In any case, the bottom line here is really just that context matters. If you go to APS this week, there’s a good chance you’ll stumble across many psychologists earnestly throwing the term “Big Data” around, even though they’re mostly discussing datasets that would fit snugly into a sliver of memory on a modern phone. If your day job involves crunching data at CERN or Google, this might amuse you. But the correct response, once you’re done smiling on the inside, is not, Hah! That’s not Big Data, you idiot! It should probably be something more like Hey, you talk kind of funny. You must come from a different part of the world than I do. We should get together some time and compare notes.
Nice and thoughtful post. I’m certainly not opposed to big data (does it need to be capitalized?), but I think there is a danger of it becoming a scientific justification in its own right. A claim will be deemed more trustworthy if it comes from big data, similar to how a claim is deemed more trustworthy if there are red and blue blobs on an MRI. Let me continue with the fMRI analogy a bit. There has been a lot of amazing science, and a lot of awful crap, done with fMRI data. Having access to fMRI doesn’t make good science, but somehow it makes more believable(/publishable) science. The difference between good and bad cognitive neuroscience is not whether fMRI was included, but whether the ideas, hypotheses, analyses, etc. were good. I fear the same could be true with big data, and that the term will be used as a crutch for mediocre or bad science. Having a dataset of 1,000,000 questionnaire responses won’t on its own produce good personality research; if you have a good idea and the right statistics, having such a dataset will facilitate or even enable good science. I’m sure we will see examples of both terrible and great uses of big data.
In this sense, I like your ‘scientific’ definition of big data the most. Big data is in danger of becoming nothing more than a vacuous status symbol, used to evade or avoid critical thinking and instead rely on the too-nebulous-and-complicated-to-be-wrong intimidation factor.

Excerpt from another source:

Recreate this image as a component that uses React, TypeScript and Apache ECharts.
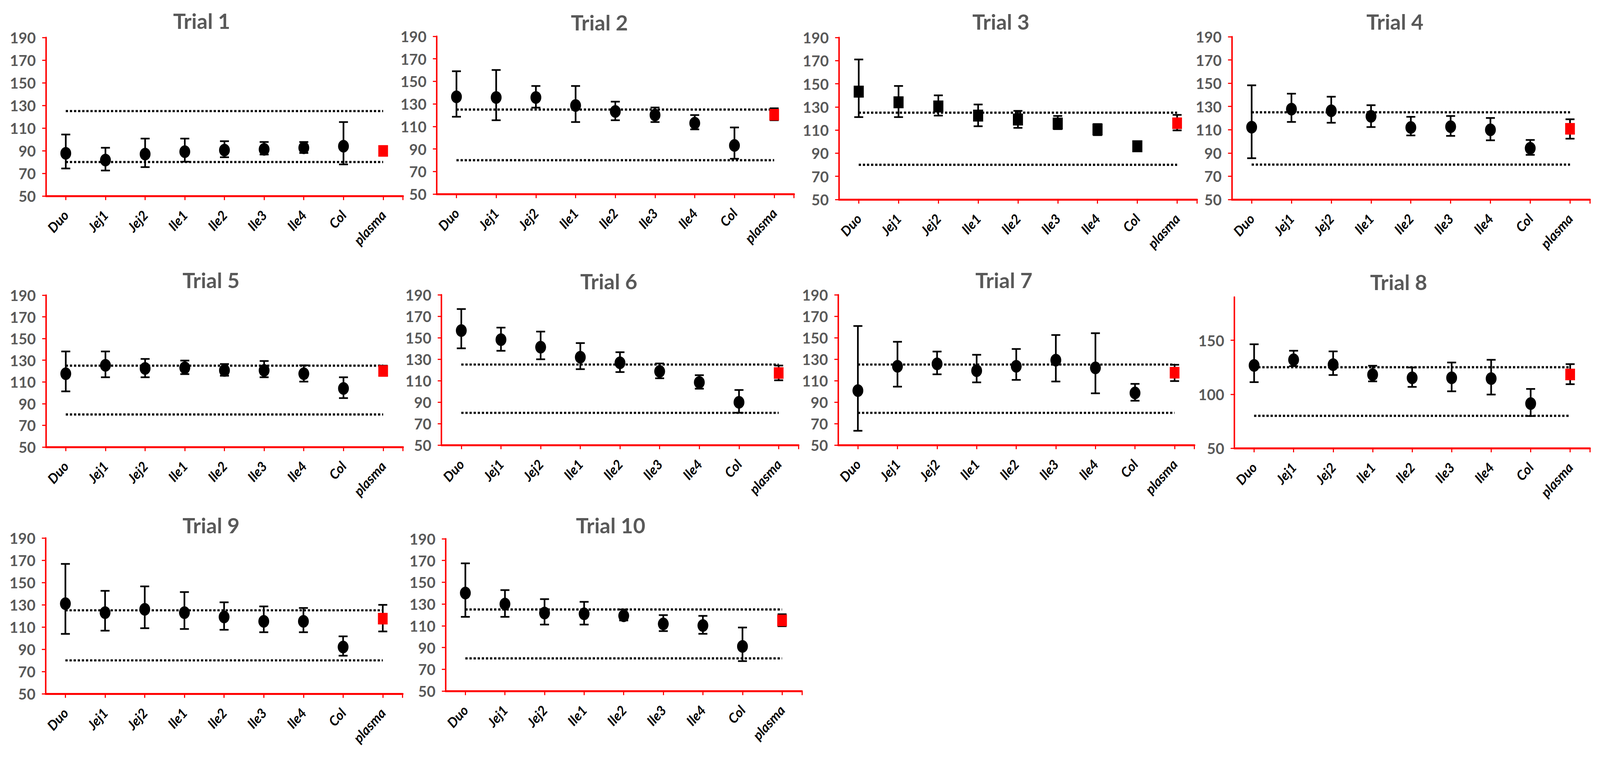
import React, { useEffect, useRef } from 'react';
import * as echarts from 'echarts';

const categories = ['Duo', 'Jej1', 'Jej2', 'Ile1', 'Ile2', 'Ile3', 'Ile4', 'Col', 'plasma'];
const yTicks = [50, 70, 90, 110, 130, 150, 170, 190];
const yTicksTrial8 = [50, 100, 150];
const refHigh = 125;
const refLow = 80;
const trialNames = ['Trial 1', 'Trial 2', 'Trial 3', 'Trial 4', 'Trial 5', 'Trial 6', 'Trial 7', 'Trial 8', 'Trial 9', 'Trial 10'];

const t1Mean = [87.7, 81.7, 87.0, 89.1, 90.5, 91.2, 92.6, 94.0, 89.8];
const t1Upper = [104.3, 92.6, 100.7, 100.7, 98.4, 97.7, 97.7, 115.3, 92.6];
const t1Lower = [74.3, 72.5, 75.5, 80.3, 84.2, 86.6, 88.0, 77.9, 88.1];

const t2Mean = [136.3, 135.7, 135.7, 128.6, 123.3, 120.2, 112.9, 93.1, 120.4];
const t2Upper = [159.0, 160.1, 145.9, 145.9, 132.0, 126.8, 120.1, 109.1, 126.1];
const t2Lower = [118.6, 115.5, 126.7, 113.9, 115.5, 113.9, 107.4, 81.3, 115.5];

const t3Mean = [143.2, 134.0, 130.4, 122.5, 119.1, 115.6, 110.5, 96.0, 115.9];
const t3Upper = [171.0, 148.1, 140.0, 132.1, 126.6, 122.2, 115.2, 98.5, 123.1];
const t3Lower = [121.2, 121.2, 122.5, 113.3, 111.9, 110.8, 105.6, 93.5, 109.7];

const t4Mean = [112.2, 127.7, 126.3, 121.5, 111.9, 112.6, 109.9, 94.1, 110.8];
const t4Upper = [148.2, 141.0, 138.4, 131.1, 121.1, 121.8, 120.1, 101.2, 119.0];
const t4Lower = [85.5, 116.7, 116.0, 112.3, 105.1, 104.7, 100.9, 88.4, 102.3];

const t5Mean = [117.6, 125.3, 122.4, 123.1, 120.6, 120.6, 117.6, 104.0, 120.1];
const t5Upper = [138.1, 138.1, 131.2, 129.7, 126.5, 129.3, 125.3, 114.3, 125.0];
const t5Lower = [101.3, 114.3, 114.3, 117.2, 115.7, 114.3, 110.3, 95.1, 115.7];

const t6Mean = [156.6, 148.2, 141.2, 131.8, 126.6, 118.6, 108.4, 89.8, 117.1];
const t6Upper = [176.7, 159.4, 155.7, 145.0, 136.5, 126.0, 115.1, 101.3, 124.1];
const t6Lower = [140.1, 137.8, 129.9, 120.7, 118.0, 112.2, 102.5, 80.1, 110.3];

const t7Mean = [100.7, 123.4, 125.6, 119.3, 123.4, 129.1, 121.9, 98.5, 117.4];
const t7Upper = [160.9, 146.2, 137.1, 134.1, 139.5, 152.5, 154.2, 107.0, 124.8];
const t7Lower = [63.3, 104.4, 115.9, 108.4, 110.7, 109.2, 98.2, 91.3, 109.6];

const t8Mean = [126.7, 131.9, 127.4, 118.1, 115.2, 115.2, 114.5, 91.3, 118.3];
const t8Upper = [146.3, 140.3, 139.7, 126.4, 124.8, 129.4, 131.9, 104.9, 127.9];
const t8Lower = [111.2, 126.0, 117.8, 111.9, 106.8, 102.7, 99.7, 79.8, 109.3];

const t9Mean = [131.0, 122.9, 125.9, 122.9, 119.0, 115.1, 115.1, 92.0, 117.5];
const t9Upper = [166.7, 142.5, 146.5, 141.4, 132.2, 128.5, 127.1, 101.6, 129.9];
const t9Lower = [103.8, 106.7, 108.9, 108.2, 107.5, 105.3, 105.3, 84.2, 106.0];

const t10Mean = [140.1, 130.0, 121.7, 121.0, 119.2, 111.7, 110.2, 91.0, 114.9];
const t10Upper = [167.4, 142.8, 134.5, 132.0, 125.0, 119.8, 119.1, 108.4, 120.6];
const t10Lower = [118.2, 118.2, 111.1, 111.1, 114.9, 105.1, 102.6, 77.5, 109.6];

const means = [t1Mean, t2Mean, t3Mean, t4Mean, t5Mean, t6Mean, t7Mean, t8Mean, t9Mean, t10Mean];
const uppers = [t1Upper, t2Upper, t3Upper, t4Upper, t5Upper, t6Upper, t7Upper, t8Upper, t9Upper, t10Upper];
const lowers = [t1Lower, t2Lower, t3Lower, t4Lower, t5Lower, t6Lower, t7Lower, t8Lower, t9Lower, t10Lower];
const squareTrials = ['Trial 3'];

// layout in reference pixels (4284 x 1939), scaled to the real viewport
const REF_W = 4284;
const REF_H = 1939;
const gridBoxes = [
  [123, 96, 956, 406],
  [1169, 93, 957, 404],
  [2246, 96, 959, 415],
  [3298, 94, 959, 417],
  [123, 756, 956, 389],
  [1182, 755, 956, 385],
  [2244, 755, 954, 385],
  [3305, 761, 952, 387],
  [122, 1378, 956, 399],
  [1193, 1380, 954, 390],
];
const titleCenters = [
  [540, 53], [1605, 57], [2680, 55], [3735, 55],
  [565, 717], [1630, 720], [2688, 717], [3745, 722],
  [565, 1345], [1635, 1345],
];

const FONT = 'Lato, "DejaVu Sans", sans-serif';
const ELLIPSE = 'path://M0,50 A50,50 0 1,1 100,50 A50,50 0 1,1 0,50 Z';

export default function App() {
  const ref = useRef<HTMLDivElement>(null);
  useEffect(() => {
    if (!ref.current) return;
    const chart = echarts.init(ref.current, undefined, { renderer: 'svg' });
    const W = chart.getWidth();
    const H = chart.getHeight();
    const sx = W / REF_W;
    const sy = H / REF_H;
    const s = Math.min(sx, sy);
    const plasmaIndex = categories.indexOf('plasma');
    const lastIndex = categories.length - 1;
    const catPositions = categories.map((_, j) => j);
    const grid: any[] = [];
    const xAxis: any[] = [];
    const yAxis: any[] = [];
    const series: any[] = [];
    const graphic: any[] = [];
    trialNames.forEach((name, i) => {
      const [l, t, w, h] = gridBoxes[i];
      grid.push({ left: l * sx, top: t * sy, width: w * sx, height: h * sy, containLabel: false });
      const ticks = name === 'Trial 8' ? yTicksTrial8 : yTicks;
      xAxis.push({
        type: 'value', gridIndex: i, min: -0.5, max: lastIndex + 0.5,
        axisLine: { show: true, onZero: false, lineStyle: { color: '#FF0000', width: 5 * s } },
        axisTick: {
          show: true, length: 11 * s,
          customValues: [...catPositions, lastIndex + 0.5],
          lineStyle: { color: '#FF0000', width: 3 * s },
        },
        axisLabel: {
          customValues: catPositions,
          formatter: (v: number) => categories[Math.round(v)] ?? '',
          rotate: 48, margin: 44 * s, color: '#000000', fontFamily: FONT,
          fontWeight: 'bold', fontStyle: 'italic', fontSize: 36 * s,
        },
        splitLine: { show: false },
      });
      yAxis.push({
        type: 'value', gridIndex: i, min: 50, max: 190,
        axisLine: { show: true, onZero: false, lineStyle: { color: '#FF0000', width: 4 * s } },
        axisTick: { show: true, length: 10 * s, customValues: ticks, lineStyle: { color: '#FF0000', width: 3 * s } },
        axisLabel: { customValues: ticks, margin: 27 * s, color: '#595959', fontFamily: FONT, fontWeight: 'bold', fontSize: 40 * s },
        splitLine: { show: false },
      });
      [refHigh, refLow].forEach((rv) => {
        series.push({
          type: 'line', xAxisIndex: i, yAxisIndex: i, silent: true, z: 1,
          data: [[0, rv], [lastIndex, rv]], symbol: 'none',
          lineStyle: { color: '#000000', width: 6 * s, type: [6 * s, 5 * s] },
        });
      });
      series.push({
        type: 'custom', xAxisIndex: i, yAxisIndex: i, silent: true, z: 2,
        encode: { x: 0, y: [1, 2] },
        data: categories.map((_, j) => [j, lowers[i][j], uppers[i][j]]),
        renderItem: (params: any, api: any) => {
          const x = api.value(0);
          const lo = api.coord([x, api.value(1)]);
          const hi = api.coord([x, api.value(2)]);
          const hw = 12 * s;
          const st = { stroke: '#000000', lineWidth: 4.5 * s };
          return {
            type: 'group',
            children: [
              { type: 'line', shape: { x1: lo[0], y1: lo[1], x2: hi[0], y2: hi[1] }, style: st },
              { type: 'line', shape: { x1: lo[0] - hw, y1: lo[1], x2: lo[0] + hw, y2: lo[1] }, style: st },
              { type: 'line', shape: { x1: hi[0] - hw, y1: hi[1], x2: hi[0] + hw, y2: hi[1] }, style: st },
            ],
          };
        },
      });
      const square = squareTrials.includes(name);
      series.push({
        type: 'scatter', xAxisIndex: i, yAxisIndex: i, z: 3,
        symbol: square ? 'rect' : ELLIPSE,
        symbolSize: square ? [27 * s, 32 * s] : [29 * s, 34 * s],
        itemStyle: { color: '#000000', opacity: 1 },
        data: means[i].map((v, j) => j === plasmaIndex
          ? { value: [j, v], symbol: 'rect', symbolSize: [26 * s, 31 * s], itemStyle: { color: '#FF0000' } }
          : { value: [j, v] }),
      });
      const [cx, cy] = titleCenters[i];
      graphic.push({
        type: 'text', x: cx * sx, y: cy * sy, silent: true,
        style: {
          text: name, fill: '#595959', font: `bold ${Math.round(57 * s)}px ${FONT}`,
          textAlign: 'center', textVerticalAlign: 'middle', align: 'center', verticalAlign: 'middle',
        },
      });
    });
    chart.setOption({
      animation: false,
      backgroundColor: '#ffffff',
      grid, xAxis, yAxis, series, graphic,
    });
    return () => chart.dispose();
  }, []);
  return <div ref={ref} style={{ position: 'fixed', left: 0, top: 0, width: '100vw', height: '100vh' }} />;
}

Very nice post – I liked the resource limit definition you gave (but it might also be sorcery…). I am beginning to wonder (from the sidelines) what the limitations are going to be. Case in point is the tiny effect size for the recent FB experiment – tiny effect but you have this over so many participants. Unrelatedly, I think your point on the FB post about experiments constantly being conducted on the web is lost to a lot of people. I don’t think most people are aware of the A/B method and the systematicity with which those experiments are done. FB just happened to publish their results. I’m beginning to think that merely connecting to your ISP amounts to human subjects consent…

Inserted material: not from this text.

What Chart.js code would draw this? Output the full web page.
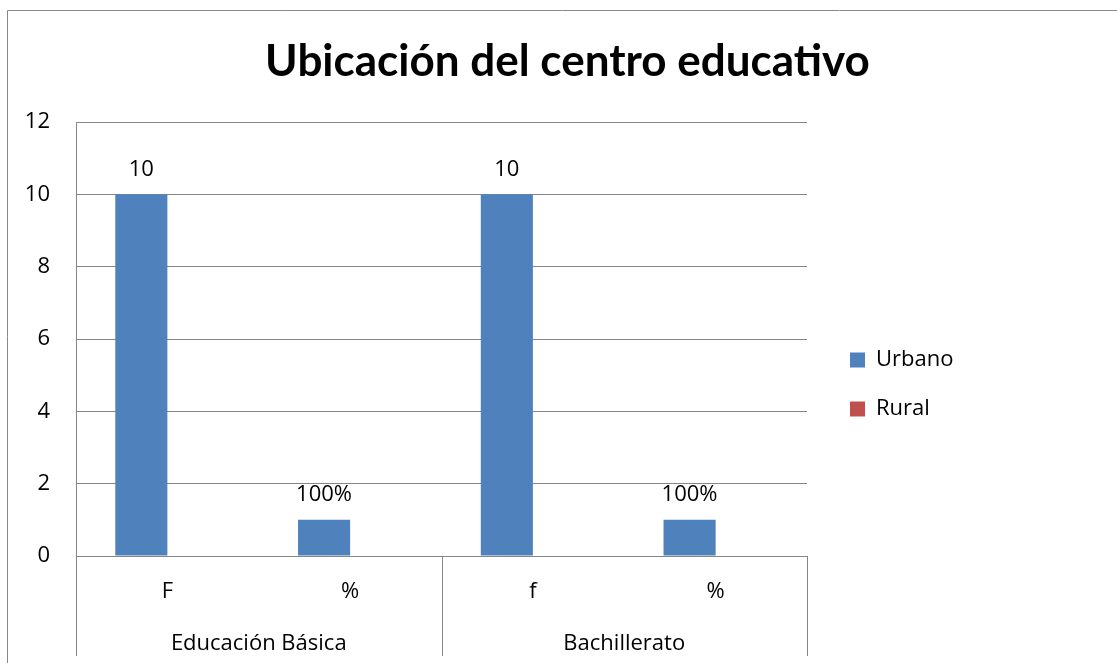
<!DOCTYPE html>
<html><head><meta charset="utf-8">
<script src="https://cdn.jsdelivr.net/npm/chart.js@4/dist/chart.umd.min.js"></script>
<style>html,body{margin:0;padding:0;background:#fff;} canvas{display:block;}</style>
</head><body>
<canvas id="c" width="1117" height="663"></canvas>
<script>
const chartTitle = 'Ubicación del centro educativo';
const categories = ['F', '%', 'f', '%'];
const groups = ['Educación Básica', 'Bachillerato'];
const groupSizes = [2, 2];
const seriesNames = ['Urbano', 'Rural'];
const urbano = [10, 1, 10, 1];
const rural = [0, 0, 0, 0];
const urbanoLabels = ['10', '100%', '10', '100%'];
const ruralLabels = [null, null, null, null];
const yMin = 0, yMax = 12, yStep = 2;

const FONT = '"Open Sans", Lato, sans-serif';
const TITLE_FONT = 'Lato, "Open Sans", sans-serif';
const GRID = '#868686';
const COLORS = ['#4F81BD', '#C0504D'];

// force legend width so the plot area ends where the reference's does
const LegendEl = (Chart.Legend || Chart.registry.plugins.get('legend'))._element;
const origFit = LegendEl.prototype.fit;
LegendEl.prototype.fit = function () {
  origFit.call(this);
  if (!this.isHorizontal()) this.width = 294;
};

const framePlugin = {
  id: 'frame',
  beforeDraw(chart) {
    const ctx = chart.ctx;
    ctx.save();
    ctx.strokeStyle = '#898989';
    ctx.lineWidth = 1;
    ctx.beginPath();
    ctx.moveTo(7.5, 663);
    ctx.lineTo(7.5, 10.5);
    ctx.lineTo(1117, 10.5);
    ctx.stroke();
    ctx.restore();
  }
};

const labelPlugin = {
  id: 'barLabels',
  afterDatasetsDraw(chart) {
    const ctx = chart.ctx;
    const allLabels = [urbanoLabels, ruralLabels];
    ctx.save();
    ctx.font = '22px ' + FONT;
    ctx.fillStyle = '#000';
    ctx.textAlign = 'center';
    ctx.textBaseline = 'middle';
    chart.data.datasets.forEach((ds, di) => {
      const meta = chart.getDatasetMeta(di);
      meta.data.forEach((bar, i) => {
        const t = allLabels[di][i];
        if (t) ctx.fillText(t, bar.x, bar.y - 25);
      });
    });
    ctx.restore();
  }
};

const groupAxisPlugin = {
  id: 'groupAxis',
  afterDraw(chart) {
    const x = chart.scales.x;
    const ctx = chart.ctx;
    const top = x.top, bottom = x.top + 100;
    const bounds = [x.left];
    let idx = 0;
    groupSizes.forEach((n, gi) => {
      idx += n;
      if (gi < groupSizes.length - 1) {
        bounds.push((x.getPixelForValue(idx - 1) + x.getPixelForValue(idx)) / 2);
      }
    });
    bounds.push(x.right);
    ctx.save();
    ctx.strokeStyle = GRID;
    ctx.lineWidth = 1;
    bounds.forEach(b => {
      const bx = Math.round(b) + 0.5;
      ctx.beginPath();
      ctx.moveTo(bx, top);
      ctx.lineTo(bx, bottom);
      ctx.stroke();
    });
    ctx.font = '22px ' + FONT;
    ctx.fillStyle = '#000';
    ctx.textAlign = 'center';
    ctx.textBaseline = 'alphabetic';
    groups.forEach((g, gi) => {
      ctx.fillText(g, (bounds[gi] + bounds[gi + 1]) / 2, 650);
    });
    ctx.restore();
  }
};

new Chart(document.getElementById('c'), {
  type: 'bar',
  data: {
    labels: categories,
    datasets: [
      { label: seriesNames[0], data: urbano, backgroundColor: COLORS[0], borderWidth: 0, yAxisID: 'y', categoryPercentage: 0.57, barPercentage: 1 },
      { label: seriesNames[1], data: rural, backgroundColor: COLORS[1], borderWidth: 0, yAxisID: 'y', categoryPercentage: 0.57, barPercentage: 1 }
    ]
  },
  options: {
    responsive: false,
    animation: false,
    devicePixelRatio: 1,
    layout: { padding: { left: 18, top: 0, right: 0, bottom: 0 } },
    scales: {
      x: {
        grid: { display: false, drawTicks: false },
        border: { display: false },
        ticks: { color: '#000', font: { family: FONT, size: 22 }, padding: 23, maxRotation: 0, autoSkip: false },
        afterFit(s) { s.height = 107; }
      },
      y: {
        min: yMin, max: yMax,
        ticks: { stepSize: yStep, color: '#000', font: { family: FONT, size: 22 }, padding: 26 },
        grid: { color: GRID, drawTicks: false, lineWidth: 1 },
        border: { display: true, color: GRID },
        afterFit(s) { s.width = 58; }
      },
      y2: {
        type: 'linear', position: 'right', display: true,
        grid: { display: false, drawTicks: false },
        ticks: { display: false },
        border: { display: false },
        afterFit(s) { s.width = 16; }
      }
    },
    plugins: {
      title: {
        display: true, text: chartTitle, color: '#000',
        font: { family: TITLE_FONT, size: 44, weight: 'bold', lineHeight: 1.2 },
        padding: { top: 35, bottom: 34.2 }
      },
      legend: {
        position: 'right', fullSize: false, align: 'start',
        labels: { boxWidth: 15, boxHeight: 15, padding: 27, color: '#000', font: { family: FONT, size: 22 } },
        title: { display: true, text: ' ', font: { size: 10, lineHeight: 1.2 }, padding: { top: 188, bottom: 0 } }
      },
      tooltip: { enabled: false }
    }
  },
  plugins: [framePlugin, labelPlugin, groupAxisPlugin]
});
</script>
</body></html>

Thanks CeCe. I agree, I’ve come to the realization that I was quite wrong to suggest that most people are aware that A/B testing is pervasive. It’s become clear to me that a surprisingly large proportion of people really had no idea this stuff was happening on this scale. In that sense, maybe this controversy will serve as an awareness-raising exercise if nothing else.
I think you’re right. Another case in point is the discussion about the FB ‘experiment’ over on metafilter. People are trying to draw distinctions about the FB publication and the regular business of A/B experiments. Both attempt to manipulate behavior and I maintain that FB just made it public and share their results. So the “this is different” crowd maybe convincing themselves they are not unwilling participants in the global web experiment.
BTW, I just discovered your blog (via a metafilter post to you on the FB thread and find it really informative!